NeoClassic Architecture and its Reliance on the Ancients

The long-dusty ideas of the past, grounded in tradition and defying attempts at progressive thought, were being shaken out, examined and, often, thrown out with the rest of the garbage. The societal shifts that began in the Renaissance were brought into greater relief with the new changes occurring toward the middle of the 1700s as Western cultures experienced a tremendous shift in the economic base from one based upon agriculture to one based on the town market and produced consumer goods. It was also a time when the shift in the long-held class systems from that of a feudal organization made up of the traditionally wealthy and the barely recognized desperately poor to one consisting of a greater stratification, in which social mobility was possible had become undeniable. According to Stephen Greenblatt (1997), This is a world in which outward appearance is everything and nothing, in which individuation is at once sharply etched and continually blurred, in which the victims of fate are haunted by the ghosts of the possible, in which everything is simultaneous as it must be and as it need not have been (60).

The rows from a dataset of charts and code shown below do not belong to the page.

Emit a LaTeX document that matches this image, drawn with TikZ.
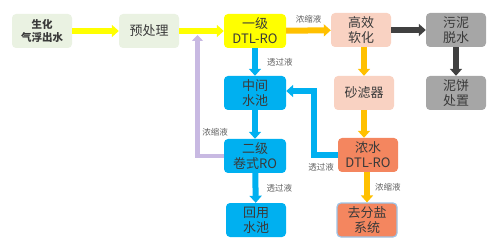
\documentclass[tikz,border=0pt]{standalone}
\usepackage{fontspec}
\setmainfont{Noto Sans CJK SC}
\usepackage{xcolor}
\usetikzlibrary{arrows.meta,calc}
\definecolor{srcgreen}{HTML}{EAF2E2}
\definecolor{royellow}{HTML}{FFFF00}
\definecolor{flowyellow}{HTML}{FFFF00}
\definecolor{flowgold}{HTML}{FFC000}
\definecolor{softpink}{HTML}{F9D2C2}
\definecolor{sludgegray}{HTML}{A6A6A6}
\definecolor{poolblue}{HTML}{00B0F0}
\definecolor{concoral}{HTML}{F4865F}
\definecolor{recycle}{HTML}{C8B9E2}
\definecolor{darkflow}{HTML}{404040}
\definecolor{txtgray}{HTML}{3A3A3A}
\definecolor{lblgray}{HTML}{606060}
\definecolor{rimblue}{HTML}{9DC3E6}

\begin{document}
\begin{tikzpicture}[x=1pt,y=-1pt,
  box/.style={rounded corners=4pt, minimum width=60pt, minimum height=34pt,
    inner sep=1pt, align=center, text=txtgray, font=\fontsize{13}{15}\selectfont},
  lbl/.style={text=lblgray, font=\fontsize{8.5}{9}\selectfont, inner sep=2pt},
  flow/.style={line width=6pt, -{Triangle[length=7pt,width=12pt]}}]
  \useasboundingbox (0,0) rectangle (500,248);
  % boxes
  \node[box, fill=srcgreen, font=\fontsize{10.5}{13}\selectfont\bfseries] (src) at (42,31) {生化\\气浮出水};
  \node[box, fill=srcgreen] (pre) at (149,31) {预处理};
  \node[box, fill=royellow, minimum width=62pt] (ro1) at (255,31) {一级\\DTL-RO};
  \node[box, fill=softpink] (soft) at (361,30) {高效\\软化};
  \node[box, fill=sludgegray] (sludge) at (456,30) {污泥\\脱水};
  \node[box, fill=sludgegray] (cake) at (456,93) {泥饼\\处置};
  \node[box, fill=softpink] (sand) at (364,93) {砂滤器};
  \node[box, fill=poolblue, minimum width=62pt] (mid) at (255,93) {中间\\水池};
  \node[box, fill=poolblue, minimum width=62pt] (ro2) at (255,156) {二级\\卷式RO};
  \node[box, fill=poolblue] (reuse) at (256,220) {回用\\水池};
  \node[box, fill=concoral] (conc) at (368,155) {浓水\\DTL-RO};
  \node[box, fill=concoral, draw=rimblue, line width=1.2pt] (desalt) at (367,220) {去分盐\\系统};
  \coordinate (join) at ($(pre.east)!0.41!(ro1.west)$);
  % yellow main line
  \draw[flow, flowyellow] (src) -- (pre);
  \draw[flow, flowyellow] (pre) -- (ro1);
  % concentrate side
  \draw[flow, flowgold] (ro1) -- node[lbl, above=2pt] {浓缩液} (soft);
  \draw[flow, flowgold] (soft.south -| sand.north) -- (sand.north);
  \draw[flow, flowgold] (sand.south) -- (sand.south |- conc.north);
  \draw[flow, flowgold] (conc.south -| desalt.north) -- node[lbl, right=3pt] {浓缩液} (desalt.north);
  \draw[flow, darkflow] (soft) -- (sludge);
  \draw[flow, darkflow] (sludge) -- (cake);
  % permeate side
  \draw[flow, poolblue] (ro1) -- node[lbl, right=7pt] {透过液} (mid);
  \draw[flow, poolblue] (mid) -- (ro2);
  \draw[flow, poolblue] (ro2) -- node[lbl, right=6pt] {透过液} (reuse);
  \draw[flow, poolblue] (conc.west) -- node[lbl, below=3pt, pos=0.7] {透过液} ++(-24,0) |- ([yshift=2pt]mid.east);
  % recycle back to pretreatment
  \draw[line width=4.5pt, recycle, -{Triangle[length=6pt,width=11pt]}]
    (ro2.west) -| ([yshift=-4pt]join);
  \node[lbl] (recyclelbl) at (215,132) {浓缩液};
\end{tikzpicture}
\end{document}
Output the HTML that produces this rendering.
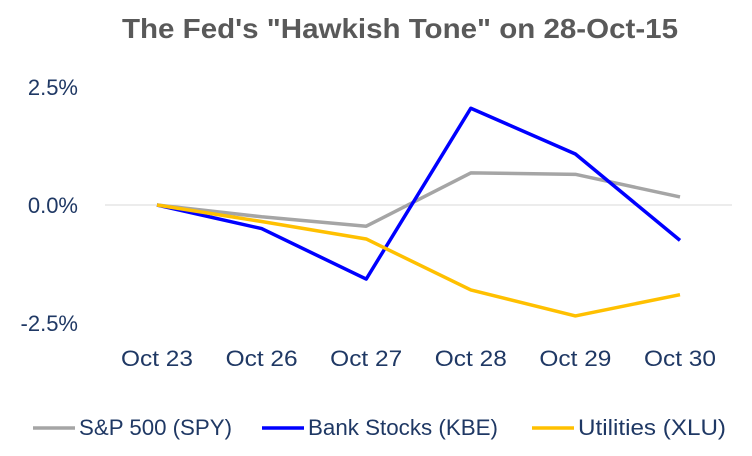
<!DOCTYPE html>
<html><head><meta charset="utf-8"><style>
body{margin:0;background:#fff}
svg text{font-family:"Liberation Sans",sans-serif}
</style></head><body>
<svg id="chart" width="752" height="451" viewBox="0 0 752 451" xmlns="http://www.w3.org/2000/svg">
<text x="122" y="38" textLength="556" lengthAdjust="spacingAndGlyphs" font-size="28" font-weight="bold" fill="#595959">The Fed's "Hawkish Tone" on 28-Oct-15</text>
<g id="grid"></g><g id="yaxis"></g><g id="xaxis"></g><g id="series"></g><g id="legend"></g>
</svg>
<script>
const categories=["Oct 23","Oct 26","Oct 27","Oct 28","Oct 29","Oct 30"];
const spy=[0,-0.25,-0.45,0.68,0.65,0.17];
const kbe=[0,-0.5,-1.57,2.05,1.08,-0.75];
const xlu=[0,-0.35,-0.72,-1.8,-2.35,-1.9];
const yTicks=[2.5,0,-2.5];
const yTickLabels=["2.5%","0.0%","-2.5%"];
const seriesNames=["S&P 500 (SPY)","Bank Stocks (KBE)","Utilities (XLU)"];
const colors=["#a5a5a5","#0000ff","#ffc000"];
const NS="http://www.w3.org/2000/svg";
const navy="#1f3864";
function x(i){return 157+i*104.6;}
function y(v){return 205-v*47.2;}
function mk(tag,attrs,parent){const e=document.createElementNS(NS,tag);for(const k in attrs)e.setAttribute(k,attrs[k]);document.getElementById(parent).appendChild(e);return e;}
const zl=mk("line",{x1:105,x2:732,y1:y(0),y2:y(0),stroke:"#d9d9d9","stroke-width":1},"grid");


yTicks.forEach((t,i)=>{const e=mk("text",{x:78,y:y(t)+8,"text-anchor":"end","font-size":22,fill:navy},"yaxis");e.textContent=yTickLabels[i];

});
categories.forEach((c,i)=>{const e=mk("text",{x:x(i)-36,y:366,textLength:72,lengthAdjust:"spacingAndGlyphs","font-size":22,fill:navy},"xaxis");e.textContent=c;

});
[spy,kbe,xlu].forEach((s,k)=>{const p=mk("polyline",{points:s.map((v,i)=>x(i)+","+y(v)).join(" "),fill:"none",stroke:colors[k],"stroke-width":3.5,"stroke-linejoin":"round"},"series");

});
const lx=[33,262,532];
const tw=[153,190,148];
seriesNames.forEach((n,k)=>{const l=mk("line",{x1:lx[k],x2:lx[k]+42,y1:428,y2:428,stroke:colors[k],"stroke-width":3.5},"legend");


const t=mk("text",{x:lx[k]+46,y:435,textLength:tw[k],lengthAdjust:"spacingAndGlyphs","font-size":22,fill:navy},"legend");t.textContent=n;

});
</script>
</body></html>
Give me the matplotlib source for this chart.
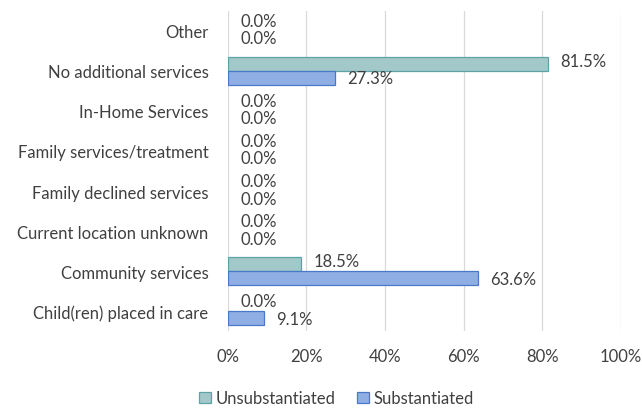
import matplotlib
matplotlib.use("Agg")
import matplotlib.pyplot as plt
import numpy as np
from matplotlib.patches import Patch

categories = ["Child(ren) placed in care", "Community services", "Current location unknown",
              "Family declined services", "Family services/treatment", "In-Home Services",
              "No additional services", "Other"]
unsubstantiated = [0.0, 18.5, 0.0, 0.0, 0.0, 0.0, 81.5, 0.0]
substantiated = [9.1, 63.6, 0.0, 0.0, 0.0, 0.0, 27.3, 0.0]
xticks = [0, 20, 40, 60, 80, 100]
xticklabels = ["0%", "20%", "40%", "60%", "80%", "100%"]

plt.rcParams['font.family'] = ['Lato', 'DejaVu Sans']
fs = 12
fig = plt.figure(figsize=(6.42, 4.10), dpi=100)
ax = fig.add_axes([0.355, 0.190, 0.612, 0.781])

y = np.arange(len(categories))
h = 0.34
b1 = ax.barh(y + h/2, unsubstantiated, height=h, color="#A2C8CA", edgecolor="#5FA3A8",
             linewidth=[0.9 if v > 0 else 0 for v in unsubstantiated],
             label="Unsubstantiated", zorder=3)
b2 = ax.barh(y - h/2, substantiated, height=h, color="#8FAEE3", edgecolor="#4A78C8",
             linewidth=[0.9 if v > 0 else 0 for v in substantiated],
             label="Substantiated", zorder=3)
for bars, vals, dy in ((b1, unsubstantiated, 2.5), (b2, substantiated, -0.5)):
    for bar, v in zip(bars, vals):
        ax.annotate(f"{v:.1f}%", (v, bar.get_y() + bar.get_height()/2),
                    xytext=(9, dy), textcoords="offset points", va="center", ha="left",
                    fontsize=fs, color="#404040")

ax.set_xlim(0, 100)
ax.set_ylim(-0.5, len(categories) - 0.5)
ax.set_yticks(y)
ax.set_yticklabels(categories, fontsize=fs, color="#404040")
ax.set_xticks(xticks)
ax.set_xticklabels(xticklabels, fontsize=fs, color="#404040")
ax.tick_params(axis="both", length=0)
ax.tick_params(axis="x", pad=12)
ax.tick_params(axis="y", pad=14)
ax.grid(axis="x", color="#D9D9D9", linewidth=0.9, zorder=0)
for s in ax.spines.values():
    s.set_visible(False)

h1 = Patch(facecolor="#A2C8CA", edgecolor="#5FA3A8", linewidth=0.9, label="Unsubstantiated")
h2 = Patch(facecolor="#8FAEE3", edgecolor="#4A78C8", linewidth=0.9, label="Substantiated")
fig.legend(handles=[h1, h2], loc="lower center", bbox_to_anchor=(0.524, -0.03), ncol=2,
           frameon=False, fontsize=fs, handlelength=0.7, handleheight=0.7,
           handletextpad=0.3, columnspacing=1.3, labelcolor="#404040")
fig.savefig("out.png", dpi=100)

Within this chaotic world of change and instability, architects, artists, and writers turned to the solid foundations of the ancient world, the ‘classics’, attempting to discover a solid base in what would come to be termed the Neoclassical period.The structural ruins of the ancient world had already been rediscovered along with the basic principles of science during the 1400s. The influences of the ancient Greeks and Romans on the development of visual art in the form of paintings, sculpture, and architecture during the Italian Renaissance have been well-documented. The process of architectural theory, as we know from a modern study, is a continuous process.